Auch diese Rüge greift nicht durch. Die Verfahrensrüge, das Gericht habe den Sachverhalt „aktenwidrig” festgestellt, betrifft den Grundsatz der freien Beweiswürdigung und das Gebot der sachgerechten Ausschöpfung des vorhandenen Prozeßstoffs (vgl. § 86 Abs. 1, § 108 Abs. 1 Satz 1 VwGO). Sie bedingt die schlüssig vorgetragene Behauptung, zwischen den in der angegriffenen Entscheidung getroffenen tatsächlichen Annahmen und dem insoweit unumstrittenen Akteninhalt sei ein Widerspruch gegeben. Nach der Rechtsprechung des Bundesverwaltungsgerichts muß dieser Widerspruch offensichtlich sein, so daß es einer weiteren Beweiserhebung zur Klärung des richtigen Sachverhalts nicht bedarf; der Widerspruch muß also „zweifelsfrei” sein (vgl. z.B. Urteil vom 2. Februar 1984 – BVerwG 6 C 134.81 – BVerwGE 68, 338). Diese Voraussetzungen liegen hier nicht vor. Die Rüge des Klägers zielt der Sache nach gegen die Rechtsauffassung des Berufungsgerichts, der vom Kläger gezahlte Kaufpreis sei marktorientiert ermittelt worden und enthalte deshalb keinen rechtlich isolierbaren Bestandteil „Sanierungsgewinn”. Diese Auffassung ist jedenfalls nicht aktenwidrig. Aus dem in der Gerichtsakte des Verwaltungsgerichts enthaltenen Gutachten des Gutachterausschusses vom 14. Mai 1981 ergibt sich vielmehr, daß der Verkehrswert des Grundstücks aus Vergleichspreisen der Kaufpreissammlung ermittelt wurde, wobei für die Vergleichbarkeit insbesondere auf die Lagequalität sowie Art und Maß der Nutzung abgestellt wurde. Daß es sich bei dem so ermittelten Kaufpreis um einen „marktorientierten Preis” handelt, wird entgegen der Ansicht des Klägers weder dadurch in Frage gestellt, daß dieser Preis dann vom Sanierungsträger „festgelegt” wurde und nicht mehr „verhandelbar” war, noch dadurch, daß möglicherweise im Sanierungsgebiet selbst kein Grundstücksmarktgeschehen stattfand und daß u.a. hinsichtlich der Lagequalität auf einen leicht überdurchschnittlichen Sanierungserfolg abgestellt wurde.
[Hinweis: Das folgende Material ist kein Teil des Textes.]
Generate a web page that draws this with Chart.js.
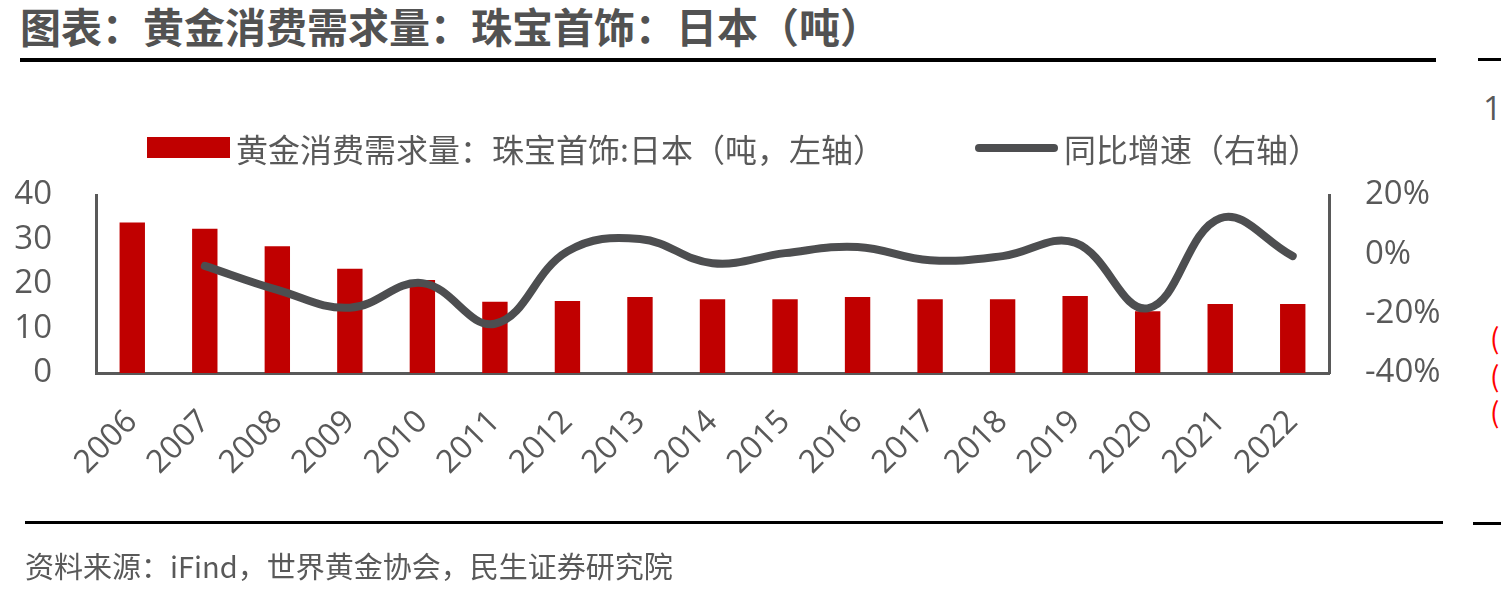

Daß der Kläger den Begriff des „Marktpreises” enger sieht, führt jedenfalls nicht zur Aktenwidrigkeit der hier vom Berufungsgericht vertretenen Auffassung.

Die Revision ist auch nicht zur Klärung folgender Frage zuzulassen:

„Muß in einem von einem Sanierungsträger mit einem Erwerber abgeschlossenen Kaufvertrag über ein Grundstück in einem Sanierungsgebiet, dessen Kaufpreis nach den Vorschriften des öffentlichen Städtebauförderungsrechts festzulegen ist, der Teil des Kaufpreises, der der durch die Sanierung bedingten Erhöhung des Werts des Grundstücks entspricht, stets offengelegt werden?”
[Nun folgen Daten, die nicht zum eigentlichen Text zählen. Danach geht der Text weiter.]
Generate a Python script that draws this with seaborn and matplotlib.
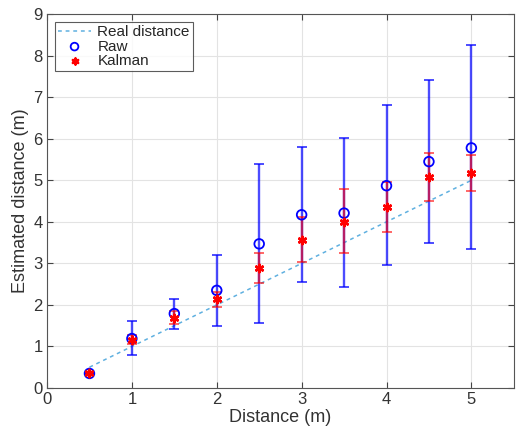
import numpy as np
import pandas as pd
import matplotlib
matplotlib.use("Agg")
import matplotlib.pyplot as plt
import seaborn as sns

# Ground-truth distances (m)
distance = [0.5, 1.0, 1.5, 2.0, 2.5, 3.0, 3.5, 4.0, 4.5, 5.0]

# Raw estimates: mean and error bar limits
raw_mean = [0.35, 1.19, 1.79, 2.35, 3.47, 4.17, 4.21, 4.87, 5.45, 5.78]
raw_low = [0.33, 0.79, 1.43, 1.50, 1.57, 2.55, 2.44, 2.95, 3.49, 3.34]
raw_high = [0.37, 1.61, 2.14, 3.20, 5.40, 5.81, 6.01, 6.81, 7.41, 8.25]

# Kalman-filtered estimates: mean and error bar limits
kal_mean = [0.35, 1.16, 1.69, 2.15, 2.89, 3.56, 4.00, 4.35, 5.08, 5.18]
kal_low = [0.33, 1.05, 1.55, 1.95, 2.52, 3.04, 3.24, 3.75, 4.50, 4.74]
kal_high = [0.37, 1.28, 1.85, 2.32, 3.25, 4.12, 4.80, 4.95, 5.66, 5.61]

sns.set_theme(style="white")
plt.rcParams["font.family"] = ["Liberation Sans", "DejaVu Sans"]

df = pd.DataFrame({
    "distance": distance,
    "raw": raw_mean, "raw_low": raw_low, "raw_high": raw_high,
    "kal": kal_mean, "kal_low": kal_low, "kal_high": kal_high,
})

fig = plt.figure(figsize=(5.19, 4.29), dpi=100)
ax = fig.add_axes([0.0906, 0.0956, 0.8994, 0.8714])

blue = (0.0, 0.0, 1.0)
red = (1.0, 0.0, 0.0)

# Reference line y = x
sns.lineplot(data=df, x="distance", y="distance", ax=ax, color="#5fb0e0",
             linestyle=(0, (2.5, 2.5)), linewidth=1.1, label="Real distance",
             zorder=2)

# Raw error bars
ax.errorbar(df["distance"], df["raw"],
            yerr=[df["raw"] - df["raw_low"], df["raw_high"] - df["raw"]],
            fmt="none", ecolor=blue, alpha=0.7, elinewidth=1.7,
            capsize=3.5, capthick=1.4, zorder=3)
# Kalman error bars
ax.errorbar(df["distance"], df["kal"],
            yerr=[df["kal"] - df["kal_low"], df["kal_high"] - df["kal"]],
            fmt="none", ecolor=red, alpha=0.6, elinewidth=1.7,
            capsize=3.5, capthick=1.4, zorder=4)

sns.scatterplot(data=df, x="distance", y="raw", ax=ax, marker="o", s=48,
                facecolor="none", edgecolor=blue, linewidth=1.3,
                label="Raw", zorder=5)
sns.scatterplot(data=df, x="distance", y="kal", ax=ax, marker=(6, 2, 0), s=28,
                color=red, edgecolor=red, linewidth=1.8,
                label="Kalman", zorder=6)

ax.set_xlim(0, 5.5)
ax.set_ylim(0, 9)
ax.set_xticks([0, 1, 2, 3, 4, 5])
ax.set_yticks(range(0, 10))
ax.grid(True, color="#e3e3e3", linewidth=0.8)
ax.set_axisbelow(True)
ax.tick_params(direction="in", length=4, width=0.8, colors="#444444",
               labelcolor="#333333", labelsize=12, top=True, right=True,
               bottom=True, left=True, pad=3)
for s in ax.spines.values():
    s.set_color("#555555")
    s.set_linewidth(0.8)

ax.set_xlabel("Distance (m)", fontsize=13, color="#333333", labelpad=1)
ax.set_ylabel("Estimated distance (m)", fontsize=13, color="#333333", labelpad=3)

leg = ax.legend(loc="upper left", fontsize=11, frameon=True, fancybox=False,
                borderpad=0.2, labelspacing=0.05, handlelength=2.2,
                handletextpad=0.4, borderaxespad=0.5, markerscale=0.8)
leg.get_frame().set_edgecolor("#333333")
leg.get_frame().set_linewidth(0.8)

fig.savefig("out.png", dpi=100)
Zur Beantwortung dieser Frage bedarf es nicht der Durchführung eines Revisionsverfahrens, weil sich eine solche uneingeschränkte Pflicht zur Offehlegung anhand der gesetzlichen Regelung ohne weiteres verneinen läßt.
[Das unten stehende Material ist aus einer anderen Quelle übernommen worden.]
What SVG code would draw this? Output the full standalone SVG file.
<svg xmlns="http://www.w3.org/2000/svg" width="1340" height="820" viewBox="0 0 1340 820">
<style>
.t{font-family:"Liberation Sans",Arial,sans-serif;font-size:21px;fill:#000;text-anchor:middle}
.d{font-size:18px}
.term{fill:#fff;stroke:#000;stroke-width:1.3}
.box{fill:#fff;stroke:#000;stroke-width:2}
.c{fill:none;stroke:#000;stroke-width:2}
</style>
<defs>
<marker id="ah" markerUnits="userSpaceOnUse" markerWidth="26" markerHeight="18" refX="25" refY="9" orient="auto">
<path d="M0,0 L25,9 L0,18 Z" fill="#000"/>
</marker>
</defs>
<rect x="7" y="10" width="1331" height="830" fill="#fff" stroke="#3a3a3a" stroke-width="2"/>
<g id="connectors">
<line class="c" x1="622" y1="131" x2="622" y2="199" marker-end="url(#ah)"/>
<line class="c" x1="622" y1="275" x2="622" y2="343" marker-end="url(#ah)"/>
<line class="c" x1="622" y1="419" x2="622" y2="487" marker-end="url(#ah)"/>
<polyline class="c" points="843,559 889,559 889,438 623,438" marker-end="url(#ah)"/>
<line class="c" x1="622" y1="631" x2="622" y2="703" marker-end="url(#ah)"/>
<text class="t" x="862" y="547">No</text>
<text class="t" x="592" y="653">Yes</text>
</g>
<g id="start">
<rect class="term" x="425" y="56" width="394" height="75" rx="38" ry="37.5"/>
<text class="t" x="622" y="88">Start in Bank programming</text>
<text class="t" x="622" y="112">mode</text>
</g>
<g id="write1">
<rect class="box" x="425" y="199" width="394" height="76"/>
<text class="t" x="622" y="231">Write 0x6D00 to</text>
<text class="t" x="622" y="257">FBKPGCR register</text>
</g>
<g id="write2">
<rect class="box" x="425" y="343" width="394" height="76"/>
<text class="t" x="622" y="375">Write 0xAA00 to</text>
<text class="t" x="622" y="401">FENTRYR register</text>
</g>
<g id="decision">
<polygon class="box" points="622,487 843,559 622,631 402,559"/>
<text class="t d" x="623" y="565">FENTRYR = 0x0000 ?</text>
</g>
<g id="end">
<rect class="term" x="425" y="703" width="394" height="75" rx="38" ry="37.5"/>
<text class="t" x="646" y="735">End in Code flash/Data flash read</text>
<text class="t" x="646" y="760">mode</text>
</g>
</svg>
Der Kläger meint, eine solche Offenlegungspflicht ergebe sich aus der Rechtsprechung des Bundesverwaltungsgerichts, wonach der in einem Grundstückskaufpreis enthaltene Betrag für die Ablösung künftiger Erschließungsbeiträge von der Gemeinde gegenüber dem Käufer offengelegt werden müsse. Diese Fälle sind indes nicht vergleichbar. Das Bundesverwaltungsgericht hat eine Offenlegung des Ablösungsbetrags verlangt, weil sonst nicht überprüft werden könne, ob die für die Ermittlung des Erschließungsbeitrags und seiner Ablösung geltenden einschränkenden gesetzlichen Bestimmungen eingehalten sind (vgl. Urteil vom 1. Dezember 1989 – BVerwG 8 C 44.88 – BVerwGE 84, 183). Dieser Rechtsgedanke kann auf den Veräußerungskaufpreis nach § 153 Abs. 4 Satz 1 BauGB nicht in der Weise übertragen werden, daß stets die sanierungsbedingte Werterhöhung ermittelt und offengelegt werden müßte:

Nach § 153 Abs. 4 Satz 1 BauGB ist das Grundstück zu dem Verkehrswert zu veräußern, der sich durch die sanierungsbedingte Neuordnung ergibt. Dieser Verkehrswert ist seiner rechtlichen Struktur nach ein einheitlicher Wert; die sanierungsbedingte Neuordnung beeinflußt lediglich die einzelnen Faktoren, die für diese in sich einheitliche Verkehrswertermittlung von Bedeutung sind. Der sanierungsbedingten Werterhöhung korrespondiert rechtlich nicht ein bestimmter Kostenaufwand des Sanierungsträgers, der gleichsam als beitragsfähige Leistung zum „normalen” Verkehrswert hinzugerechnet wird. Hierin unterscheidet sich der dem Kläger in Rechnung gestellte Kaufpreis grundsätzlich von einem Grundstückskaufpreis, mit dem gleichzeitig ein künftiger Erschließungsbeitrag abgegolten werden soll.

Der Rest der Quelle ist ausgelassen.